» Your task:
Using the data below, determine the number of lines that include the string "matplotlib". Write only that number.

» Collected material:
###

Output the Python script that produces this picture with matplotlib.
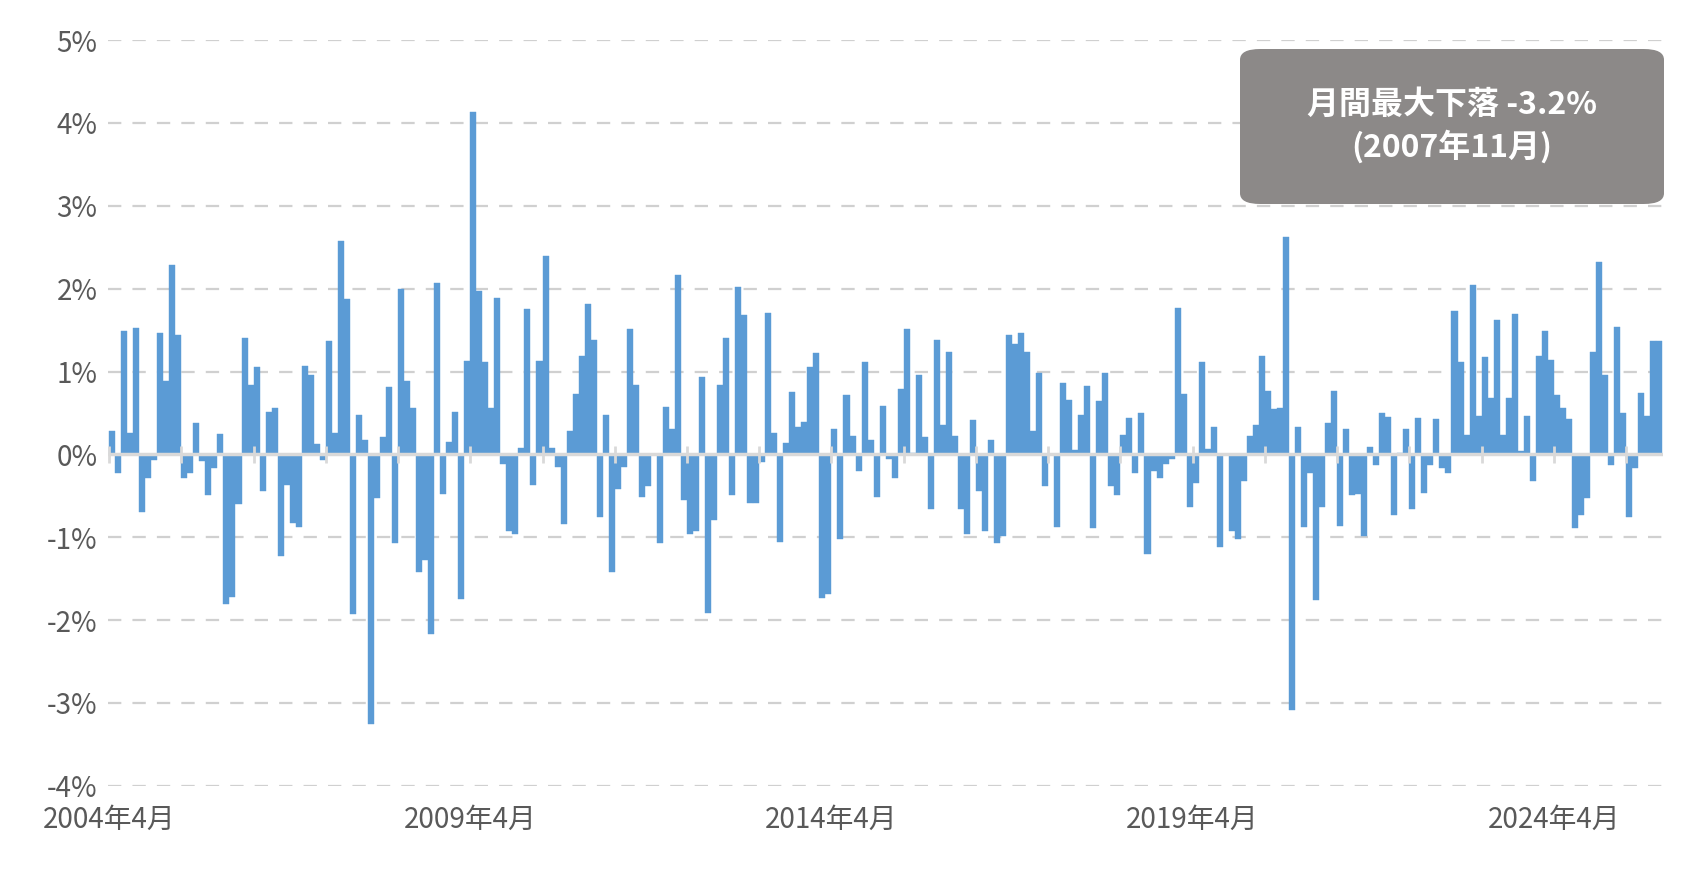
import matplotlib
matplotlib.use("Agg")
import matplotlib.pyplot as plt
from matplotlib.patches import FancyBboxPatch
import numpy as np

plt.rcParams['font.family'] = ['Noto Sans CJK JP', 'DejaVu Sans']

start_year, start_month = 2004, 4
returns = [
 0.28,-0.23,1.49,0.26,1.53,-0.69,-0.28,-0.07,1.47,0.88,2.29,1.44,-0.28,-0.22,0.38,-0.08,-0.49,-0.16,0.25,-1.81,
 -1.72,-0.60,1.40,0.84,1.06,-0.44,0.51,0.56,-1.22,-0.37,-0.83,-0.87,1.07,0.96,0.13,-0.07,1.37,0.26,2.58,1.88,
 -1.92,0.47,0.17,-3.25,-0.53,0.21,0.81,-1.07,2.00,0.89,0.56,-1.42,-1.27,-2.17,2.07,-0.48,0.15,0.51,-1.75,1.13,
 4.13,1.97,1.11,0.56,1.89,-0.12,-0.93,-0.96,0.08,1.75,-0.37,1.13,2.40,0.08,-0.15,-0.84,0.28,0.73,1.19,1.82,
 1.38,-0.76,0.47,-1.42,-0.42,-0.15,1.51,0.84,-0.52,-0.38,-0.01,-1.07,0.57,0.31,2.17,-0.55,-0.96,-0.93,0.94,-1.91,
 -0.79,0.84,1.40,-0.49,2.02,1.68,-0.59,-0.59,-0.09,1.71,0.26,-1.06,0.14,0.75,0.33,0.39,1.06,1.22,-1.73,-1.68,
 0.31,-1.02,0.72,0.22,-0.20,1.11,0.17,-0.52,0.59,-0.06,-0.29,0.79,1.51,0.02,0.96,0.21,-0.66,1.38,0.36,1.24,
 0.22,-0.66,-0.96,0.41,-0.44,-0.93,0.17,-1.07,-0.99,1.44,1.33,1.47,1.24,0.28,0.98,-0.38,0.00,-0.87,0.86,0.66,
 0.05,0.47,0.83,-0.89,0.64,0.98,-0.38,-0.49,0.24,0.44,-0.22,0.50,-1.20,-0.20,-0.29,-0.12,-0.06,1.77,0.73,-0.63,
 -0.35,1.11,0.06,0.33,-1.12,0.00,-0.93,-1.02,-0.32,0.22,0.35,1.19,0.76,0.55,0.56,2.62,-3.08,0.33,-0.87,-0.22,
 -1.76,-0.64,0.38,0.76,-0.86,0.31,-0.49,-0.48,-0.99,0.09,-0.13,0.50,0.45,-0.73,0.02,0.31,-0.66,0.44,-0.46,-0.13,
 0.43,-0.16,-0.23,1.73,1.11,0.24,2.04,0.46,1.17,0.68,1.62,0.24,0.68,1.69,0.04,0.46,-0.32,1.19,1.49,1.14,
 0.72,0.56,0.43,-0.89,-0.73,-0.53,1.24,2.32,0.96,-0.13,1.54,0.50,-0.76,-0.16,0.74,0.46,1.37,1.37,
]
ytick_values = [-4, -3, -2, -1, 0, 1, 2, 3, 4, 5]
xtick_years = [2004, 2009, 2014, 2019, 2024]
annotation = "月間最大下落 -3.2%\n(2007年11月)"

n = len(returns)
x = np.arange(n)

fig = plt.figure(figsize=(16.95, 8.91), dpi=100)
ax = fig.add_axes([0.064, 0.118, 0.917, 0.837])

ax.bar(x, returns, width=1.0, color='#5b9bd5', edgecolor='#5b9bd5', linewidth=0.3, zorder=3)

ax.set_ylim(-4, 5)
ax.set_xlim(-0.6, n - 0.4)
ax.set_yticks(ytick_values)
ax.set_yticklabels([f"{v}%" for v in ytick_values])
for v in ytick_values:
    if v != 0:
        ax.axhline(v, color='#d0d0d0', lw=1.6, dashes=(6, 5), zorder=1)
ax.axhline(0, color='#d9d9d9', lw=2.5, zorder=4)
yr_ticks = [12 * k - 0.5 for k in range(0, n // 12 + 1)]
ax.vlines(yr_ticks, -0.1, 0.1, color='#d9d9d9', lw=2, zorder=4)

xt = [(y - start_year) * 12 for y in xtick_years]
ax.set_xticks([t - 0.5 for t in xt])
ax.set_xticklabels([f"{y}年{start_month}月" for y in xtick_years])

for s in ax.spines.values():
    s.set_visible(False)
ax.tick_params(length=0, labelsize=20, colors='#595959', pad=8)
ax.tick_params(axis='x', pad=14)

box = FancyBboxPatch((1240 / 1695, 1 - 204 / 891), 424 / 1695, 155 / 891,
                     boxstyle="round,pad=0,rounding_size=0.012",
                     transform=fig.transFigure, facecolor='#8c8988', edgecolor='none', zorder=5)
fig.patches.append(box)
fig.text((1240 + 212) / 1695, 1 - 126 / 891, annotation, ha='center', va='center',
         fontsize=23, fontweight='bold', color='white', linespacing=1.35, zorder=6)

fig.savefig("out.png", dpi=100)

###

» Task answer:
5